# early clay calhoun



## southwest slayer8 (Oct 26, 2005)

anyone on here hunt in these county whats goin on in them if you do...


----------



## Hooks "n Arrows (Oct 27, 2005)

We hunted this past weekend in northwest Calhoun near Leary.  All the peanuts are harvested, but did see a number of deer in the fields right at sunset.  They were not at all skittish, until they heard a 4 wheeler in the distance.  That did cause a group that I was watching to retreat into the woods twice in the same afternoon.  

Tons of acorns on the ground.  Deer were feeding heavy on the white oak acorns.  Very little movement in the a.m. due to bright moon, but afternoons were good.

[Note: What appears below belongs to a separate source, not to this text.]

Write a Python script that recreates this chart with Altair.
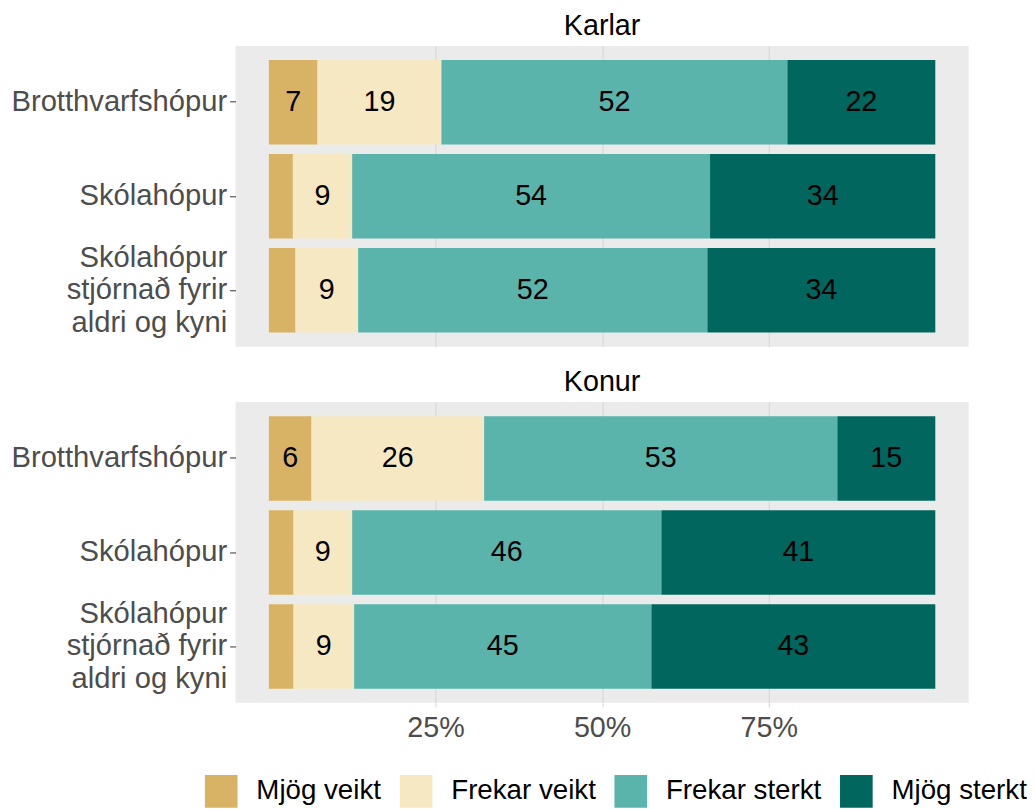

Saw several smaller bucks moving around 5:30-7:00 along with a good number of does.  Managed to see a group of 9 does on Monday morning around 9:00 that were moving in spite of a heavy wind.

Unlike past years, no scrapes along the field edges yet.  These typically appear on our lease at the beginning of archery.  Quite a few fresh rubs though.

Weather turned very nice after last week's heat except for Monday's wind.  Cool temps should be just what the dr. ordered.  Ground is fairly dry, so no problems getting stuck.


----------



## southwest slayer8 (Oct 27, 2005)

thanks were in the tri county area and will be there this weekend good luck in your season...


----------